Dolayısıyla sınıflar üstü ve uluslar arası hiyerarşiden bağımsız bir pozisyonla
yukarıdan müdahale etme yeteneğine sahip bir ulus devlet algılaması sola ancak zarar
verir, yeterince vermiştir de. Bugün kapitalizmin geldiği
olgunlaşma safhasında ulus devletlerin yeniden yapılandırılması, egemenliklerini
yatay ve dikey olarak transfer etmelerinde somutlaşmıştır. Sözkonusu yeniden
yapılanma güçlü ve zayıf ulus devletler açısından farklı biçimde işlemektedir.
Sermayenin uluslar arası entegrasyonunun hızla arttığı ve somutlaştığı bu
süreçte ulus devletler yeni yapılanmalarıyla küreselleşmenin eşitsizlik
mantığına uygun, taşıyıcı unsurları olarak işlev görmektedirler. Böyle bir
yapıda ulus devlete karşı bir misyon yüklemenin ve dolayısıyla bir "üçüncü
dünya" zorlamasının hiçbir karşılığı olmadığı gibi, objektif hiçbir
koşulu da yoktur. Ortaya çıktığı süreçte de sistemin denetlediği bir proje olarak
var olan üçüncü dünya, sistemin de bir gereksinimi olan anti sömürgeciliği
meşrulaştırdıktan sonra, geriye kendi
içinde barındırdığı naif idealizmlerden başka bir şey bırakamamıştır. Solun
kapitalist birikimi denetlemeye dair bir iddiası olmamalıdır. Yapılması gereken
sistemin işleyişini deşifre etmeye devam etmek, politik hak taleplerini formüle etmek
olmalıdır. Bu yapılırken sol kendi önceliklerini ve dolayısıyla kendi gündemini
yine kendisinin belirlediği bir güç ve atmosferi yaratmanın yollarını bulmak
zorundadır.
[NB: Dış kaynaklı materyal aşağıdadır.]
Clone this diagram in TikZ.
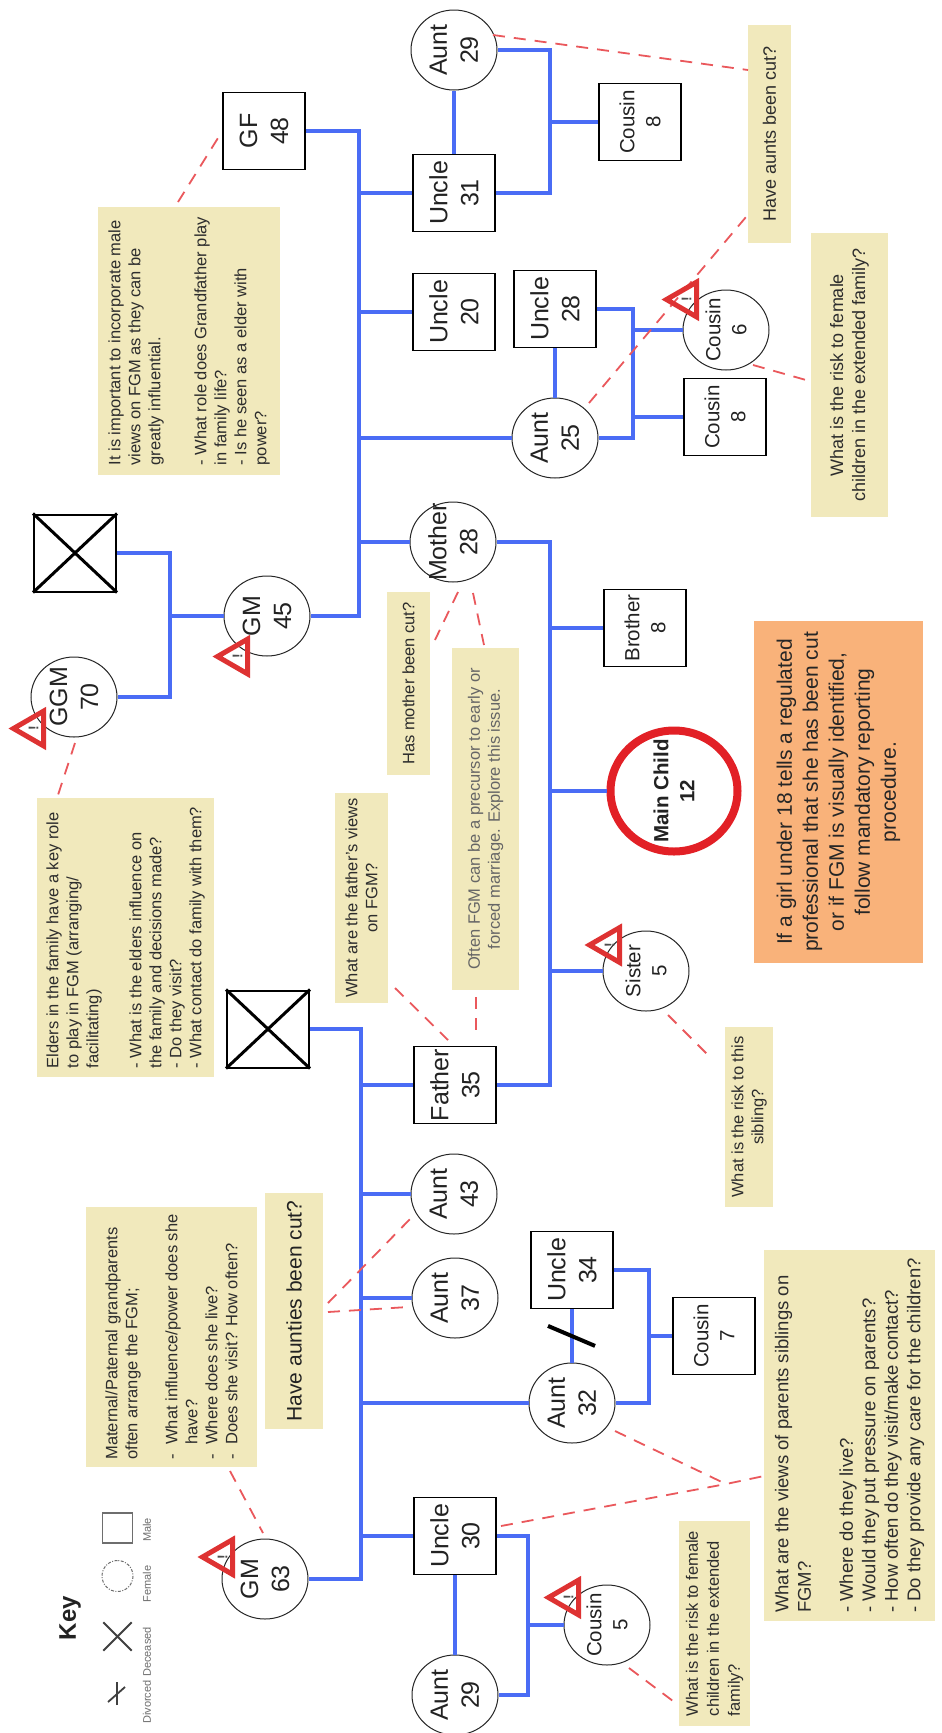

Böyle bir donanımla ulusal olanla ilişkilerinde sınırları kendisi
çizme şansına da sahip olacaktır. Üstelik bu gereklidir de. Çünkü sermayenin
uluslararası entegrasyonunun en üst düzeye geldiği bu ortamda emek hala yerel ve/veya
ulusal düzeyde örgütlenmekte ve bu düzeyin rengini taşımaktadır. Solun bu
gerçekliğe kayıtsız kalması elbette düşünülemez. Ancak kendi öncelikleriyle bu
alanda durmanın bir yolunu bulmak kaydıyla.